Marijuana use among adults has been increasing. As Becker points out, no severe withdrawal syndrome drives use, but rather the presence of pleasure. It seems, then, that prohibitionist policies for marijuana are futile because continued use is about pleasure and shared experience, something that prohibition has been unable to influence. As laws change and marijuana use is no longer dampened by the threat of incarceration, and the market provides a wide variety of products and potencies, the experiences of pleasure will become even more common.

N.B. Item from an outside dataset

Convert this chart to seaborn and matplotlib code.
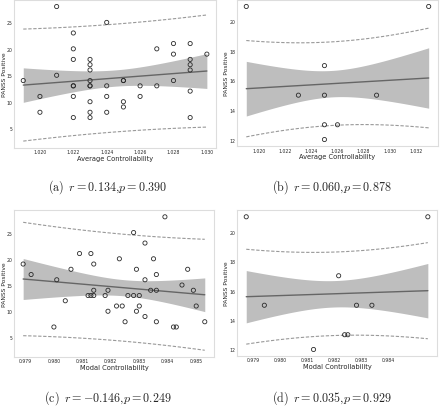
import numpy as np
import pandas as pd
import matplotlib
matplotlib.use("Agg")
import matplotlib.pyplot as plt
import seaborn as sns

# --- data ---
avg_ctrl_all = [1.019,
                1.020, 1.020,
                1.021, 1.021,
                1.022, 1.022, 1.022, 1.022, 1.022, 1.022, 1.022,
                1.023, 1.023, 1.023, 1.023, 1.023, 1.023, 1.023, 1.023, 1.023,
                1.024, 1.024, 1.024, 1.024,
                1.025, 1.025, 1.025, 1.025,
                1.026, 1.026,
                1.027, 1.027,
                1.028, 1.028, 1.028,
                1.029, 1.029, 1.029, 1.029, 1.029, 1.029,
                1.030]
panss_avg_all = [14,
                 11, 8,
                 28, 15,
                 23, 20, 18, 13, 13, 11, 7,
                 18, 17, 16, 14, 13, 13, 10, 8, 7,
                 25, 13, 11, 8,
                 14, 14, 10, 9,
                 13, 11,
                 20, 13,
                 21, 19, 14,
                 21, 18, 17, 16, 12, 7,
                 19]

avg_ctrl_sub = [1.019, 1.033, 1.023, 1.025, 1.025, 1.025, 1.025, 1.026, 1.029]
panss_avg_sub = [21, 21, 15, 17, 15, 13, 12, 13, 15]

modal_ctrl_all = [0.97892, 0.9792, 0.9800, 0.9801, 0.9804, 0.9806, 0.9809,
                  0.9812, 0.9813, 0.9814, 0.9813, 0.9814, 0.9814, 0.9818,
                  0.9819, 0.9819, 0.9822, 0.9823, 0.9824, 0.9825, 0.9826,
                  0.9828, 0.9828, 0.9829, 0.9829, 0.9830, 0.9830, 0.9832,
                  0.9832, 0.9832, 0.9834, 0.9835, 0.9836, 0.9836, 0.9836,
                  0.9839, 0.9842, 0.9843, 0.9845, 0.9847, 0.9849, 0.9850,
                  0.9853]
panss_modal_all = [19, 17, 7, 16, 12, 18, 21,
                   13, 13, 13, 21, 19, 14, 13,
                   14, 10, 11, 20, 11, 8, 13,
                   25, 13, 18, 10, 11, 13, 23,
                   16, 9, 14, 20, 17, 14, 8,
                   28, 7, 7, 15, 18, 14, 11,
                   8]

modal_ctrl_sub = [0.97873, 0.98545, 0.9794, 0.98215, 0.98281, 0.98338,
                  0.98122, 0.98237, 0.98249]
panss_modal_sub = [21, 21, 15, 17, 15, 15, 12, 13, 13]

captions = [r"$\mathrm{(a)}\ \,r = 0.134{,}p = 0.390$",
            r"$\mathrm{(b)}\ \,r = 0.060{,}p = 0.878$",
            r"$\mathrm{(c)}\ \,r = -0.146{,}p = 0.249$",
            r"$\mathrm{(d)}\ \,r = 0.035{,}p = 0.929$"]
xlabels = ["Average Controllability", "Average Controllability",
           "Modal Controllability", "Modal Controllability"]
# interval width multipliers (band and dashed lines)
int_mult = [2.02, 0.76, 2.02, 0.76]

sns.set_style("white")
plt.rcParams["mathtext.fontset"] = "cm"

fig = plt.figure(figsize=(4.4, 4.1), dpi=100)
boxes = [[0.032, 0.637, 0.459, 0.361],
         [0.539, 0.641, 0.456, 0.357],
         [0.032, 0.127, 0.454, 0.358],
         [0.539, 0.129, 0.454, 0.356]]
cap_pos = [(0.245, 0.521), (0.755, 0.521), (0.245, 0.008), (0.755, 0.008)]
ylab_x = [-0.036, -0.043, -0.036, -0.043]
xticks = [[1.020, 1.022, 1.024, 1.026, 1.028, 1.030],
          [1.020, 1.022, 1.024, 1.026, 1.028, 1.030, 1.032],
          [0.979, 0.980, 0.981, 0.982, 0.983, 0.984, 0.985],
          [0.979, 0.980, 0.981, 0.982, 0.983, 0.984]]
yticks = [[5, 10, 15, 20, 25], [12, 14, 16, 18, 20],
          [5, 10, 15, 20, 25], [12, 14, 16, 18, 20]]

panels = [(avg_ctrl_all, panss_avg_all), (avg_ctrl_sub, panss_avg_sub),
          (modal_ctrl_all, panss_modal_all), (modal_ctrl_sub, panss_modal_sub)]

for i, (xs, ys) in enumerate(panels):
    ax = fig.add_axes(boxes[i])
    df = pd.DataFrame({"x": xs, "y": ys})

    # OLS fit, confidence band and prediction interval
    x = np.asarray(xs, float)
    y = np.asarray(ys, float)
    n = len(x)
    b, a = np.polyfit(x, y, 1)
    resid = y - (a + b * x)
    s = np.sqrt(np.sum(resid ** 2) / (n - 2))
    grid = np.linspace(x.min(), x.max(), 100)
    sxx = np.sum((x - x.mean()) ** 2)
    lev = 1 / n + (grid - x.mean()) ** 2 / sxx
    yhat = a + b * grid
    ci_half = int_mult[i] * s * np.sqrt(lev)
    pi_half = int_mult[i] * s * np.sqrt(1 + lev)

    ax.fill_between(grid, yhat - ci_half, yhat + ci_half, color="#a8a8a8",
                    alpha=0.75, lw=0, zorder=1)
    sns.regplot(data=df, x="x", y="y", ax=ax, scatter=False, ci=None,
                color="#666666", line_kws={"lw": 1.0, "zorder": 2})
    ax.plot(grid, yhat + pi_half, ls=(0, (3, 1.5)), color="#999999", lw=0.8)
    ax.plot(grid, yhat - pi_half, ls=(0, (3, 1.5)), color="#999999", lw=0.8)
    sns.scatterplot(data=df, x="x", y="y", ax=ax, s=9, marker="o",
                    facecolors="none", edgecolor="#2a2a2a", linewidth=0.6,
                    zorder=3)

    ax.set_xlabel(xlabels[i], fontsize=4.8, labelpad=0.5)
    ax.set_ylabel("PANSS Positive", fontsize=4.3)
    ax.yaxis.set_label_coords(ylab_x[i], 0.5)
    ax.tick_params(labelsize=3.3, pad=1, length=0)
    ax.set_xticks(xticks[i])
    ax.set_yticks(yticks[i])
    ax.xaxis.set_major_formatter(matplotlib.ticker.FormatStrFormatter("%.3f"))
    for sp in ax.spines.values():
        sp.set_color("#dddddd")
        sp.set_linewidth(0.8)
    fig.text(cap_pos[i][0], cap_pos[i][1], captions[i], ha="center",
             va="bottom", fontsize=8.7)

fig.savefig("out.png", dpi=100)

What are the impacts of changing views of marijuana on expectation effects? It is commonly said that in order for drug use to occur, two things must be present: predisposition and availability. Becker is critical of predisposition and likens it to an underlying desire or need to use a substance before initiation even occurs. However, if we have gotten to a place in society where the use of marijuana is perceived as a positive, healthful practice, even prior to initiation, then predisposition might be replaced with expectation. Interestingly, recent research shows that this new expectation of a positive marijuana experience seems to be limited to adults. Approval of marijuana use and use itself among young people is down. This could be attributed to the rejection by young people of what is considered desirable among adults. If this is in fact the case, and youth expectations for pleasure from marijuana are inversely related to those of adults, increased acceptance and positive expectations around marijuana use in the adult population might be the best deterrent for youth use that we have come across.

As Becker rightfully points out, in some ways marijuana itself has changed since this study was first conducted. Advanced cultivation techniques and the threat of arrest have resulted in higher potency strains (think Moonshine during alcohol prohibition). However, in states that now have legal marijuana systems, we are starting to see lower potency strains and products come back into fashion, especially among those who are re-initiating use after aging out. It would be fascinating to replicate Becker’s study today to assess the evolution of becoming a marijuana user.